- _REQUIREMENT_
Give the data again exactly, from its opening line through the line in which "d3.scaleLinear().domain([0, d3.max(totals)]).range([484, 13]);" appears.

## start

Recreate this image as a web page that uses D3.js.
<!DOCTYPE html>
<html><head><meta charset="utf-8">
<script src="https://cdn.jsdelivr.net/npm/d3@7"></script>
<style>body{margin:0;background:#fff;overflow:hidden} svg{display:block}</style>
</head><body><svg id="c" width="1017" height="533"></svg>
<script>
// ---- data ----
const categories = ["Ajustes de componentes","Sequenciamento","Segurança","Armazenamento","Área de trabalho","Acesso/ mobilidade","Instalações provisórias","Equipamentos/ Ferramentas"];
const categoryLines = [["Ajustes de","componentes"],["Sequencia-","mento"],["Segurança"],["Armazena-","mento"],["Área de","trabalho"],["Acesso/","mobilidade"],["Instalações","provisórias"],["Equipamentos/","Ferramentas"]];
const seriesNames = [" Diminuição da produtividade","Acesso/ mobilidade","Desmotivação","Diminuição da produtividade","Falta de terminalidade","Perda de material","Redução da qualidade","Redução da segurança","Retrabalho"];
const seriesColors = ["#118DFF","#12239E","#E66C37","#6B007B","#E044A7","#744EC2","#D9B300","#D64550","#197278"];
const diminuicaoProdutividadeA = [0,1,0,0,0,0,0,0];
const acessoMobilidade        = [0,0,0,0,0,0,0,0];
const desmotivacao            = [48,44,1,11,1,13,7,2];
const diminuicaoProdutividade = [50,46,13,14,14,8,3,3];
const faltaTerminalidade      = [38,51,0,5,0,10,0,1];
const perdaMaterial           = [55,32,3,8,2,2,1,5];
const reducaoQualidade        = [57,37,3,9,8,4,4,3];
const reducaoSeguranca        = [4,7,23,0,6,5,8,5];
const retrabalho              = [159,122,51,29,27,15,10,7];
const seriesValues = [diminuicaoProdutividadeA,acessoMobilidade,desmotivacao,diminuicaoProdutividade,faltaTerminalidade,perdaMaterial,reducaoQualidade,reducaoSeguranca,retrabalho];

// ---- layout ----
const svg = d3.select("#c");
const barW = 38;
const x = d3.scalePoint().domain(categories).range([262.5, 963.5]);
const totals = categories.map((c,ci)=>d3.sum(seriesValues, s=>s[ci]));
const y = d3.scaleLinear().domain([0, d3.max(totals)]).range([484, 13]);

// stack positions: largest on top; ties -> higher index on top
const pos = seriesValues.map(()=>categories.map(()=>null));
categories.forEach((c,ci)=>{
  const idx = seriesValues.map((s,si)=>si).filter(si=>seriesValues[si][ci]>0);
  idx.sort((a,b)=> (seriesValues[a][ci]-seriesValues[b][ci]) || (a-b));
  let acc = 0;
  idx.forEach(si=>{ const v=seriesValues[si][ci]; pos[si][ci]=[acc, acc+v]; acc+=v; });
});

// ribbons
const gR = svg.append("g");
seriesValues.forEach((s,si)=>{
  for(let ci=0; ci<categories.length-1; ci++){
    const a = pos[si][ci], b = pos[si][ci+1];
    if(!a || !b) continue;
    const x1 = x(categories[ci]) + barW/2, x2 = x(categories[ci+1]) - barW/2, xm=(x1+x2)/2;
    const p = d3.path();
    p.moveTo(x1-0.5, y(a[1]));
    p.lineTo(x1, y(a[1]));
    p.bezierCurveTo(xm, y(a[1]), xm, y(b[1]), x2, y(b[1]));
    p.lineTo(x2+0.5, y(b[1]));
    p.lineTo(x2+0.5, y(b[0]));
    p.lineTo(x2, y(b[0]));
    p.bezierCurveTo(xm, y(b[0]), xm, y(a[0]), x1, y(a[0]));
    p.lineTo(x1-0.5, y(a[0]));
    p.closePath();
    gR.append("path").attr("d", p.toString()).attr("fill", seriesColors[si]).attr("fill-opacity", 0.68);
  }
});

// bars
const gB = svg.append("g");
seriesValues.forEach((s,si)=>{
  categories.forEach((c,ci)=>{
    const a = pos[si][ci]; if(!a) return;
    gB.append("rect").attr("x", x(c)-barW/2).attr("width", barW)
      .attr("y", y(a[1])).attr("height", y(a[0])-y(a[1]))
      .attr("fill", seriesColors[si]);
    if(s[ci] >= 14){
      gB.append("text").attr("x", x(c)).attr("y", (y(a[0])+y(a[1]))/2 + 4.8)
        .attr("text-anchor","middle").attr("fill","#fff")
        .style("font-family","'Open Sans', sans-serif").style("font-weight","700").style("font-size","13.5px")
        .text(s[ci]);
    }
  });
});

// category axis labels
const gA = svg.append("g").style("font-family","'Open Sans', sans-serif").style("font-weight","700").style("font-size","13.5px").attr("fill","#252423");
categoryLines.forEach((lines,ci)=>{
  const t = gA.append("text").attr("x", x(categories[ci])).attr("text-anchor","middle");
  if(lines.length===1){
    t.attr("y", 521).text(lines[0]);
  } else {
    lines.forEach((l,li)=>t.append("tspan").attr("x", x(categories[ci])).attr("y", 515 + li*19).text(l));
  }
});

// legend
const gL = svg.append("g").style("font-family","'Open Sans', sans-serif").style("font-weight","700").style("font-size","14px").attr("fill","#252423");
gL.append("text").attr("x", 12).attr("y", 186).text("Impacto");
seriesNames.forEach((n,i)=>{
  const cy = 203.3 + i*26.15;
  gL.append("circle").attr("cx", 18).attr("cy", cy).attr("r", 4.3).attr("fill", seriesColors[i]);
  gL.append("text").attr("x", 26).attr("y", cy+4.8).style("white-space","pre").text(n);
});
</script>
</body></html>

## end

- _THE ANSWER_
Recreate this image as a web page that uses D3.js.
<!DOCTYPE html>
<html><head><meta charset="utf-8">
<script src="https://cdn.jsdelivr.net/npm/d3@7"></script>
<style>body{margin:0;background:#fff;overflow:hidden} svg{display:block}</style>
</head><body><svg id="c" width="1017" height="533"></svg>
<script>
// ---- data ----
const categories = ["Ajustes de componentes","Sequenciamento","Segurança","Armazenamento","Área de trabalho","Acesso/ mobilidade","Instalações provisórias","Equipamentos/ Ferramentas"];
const categoryLines = [["Ajustes de","componentes"],["Sequencia-","mento"],["Segurança"],["Armazena-","mento"],["Área de","trabalho"],["Acesso/","mobilidade"],["Instalações","provisórias"],["Equipamentos/","Ferramentas"]];
const seriesNames = [" Diminuição da produtividade","Acesso/ mobilidade","Desmotivação","Diminuição da produtividade","Falta de terminalidade","Perda de material","Redução da qualidade","Redução da segurança","Retrabalho"];
const seriesColors = ["#118DFF","#12239E","#E66C37","#6B007B","#E044A7","#744EC2","#D9B300","#D64550","#197278"];
const diminuicaoProdutividadeA = [0,1,0,0,0,0,0,0];
const acessoMobilidade        = [0,0,0,0,0,0,0,0];
const desmotivacao            = [48,44,1,11,1,13,7,2];
const diminuicaoProdutividade = [50,46,13,14,14,8,3,3];
const faltaTerminalidade      = [38,51,0,5,0,10,0,1];
const perdaMaterial           = [55,32,3,8,2,2,1,5];
const reducaoQualidade        = [57,37,3,9,8,4,4,3];
const reducaoSeguranca        = [4,7,23,0,6,5,8,5];
const retrabalho              = [159,122,51,29,27,15,10,7];
const seriesValues = [diminuicaoProdutividadeA,acessoMobilidade,desmotivacao,diminuicaoProdutividade,faltaTerminalidade,perdaMaterial,reducaoQualidade,reducaoSeguranca,retrabalho];

// ---- layout ----
const svg = d3.select("#c");
const barW = 38;
const x = d3.scalePoint().domain(categories).range([262.5, 963.5]);
const totals = categories.map((c,ci)=>d3.sum(seriesValues, s=>s[ci]));
const y = d3.scaleLinear().domain([0, d3.max(totals)]).range([484, 13]);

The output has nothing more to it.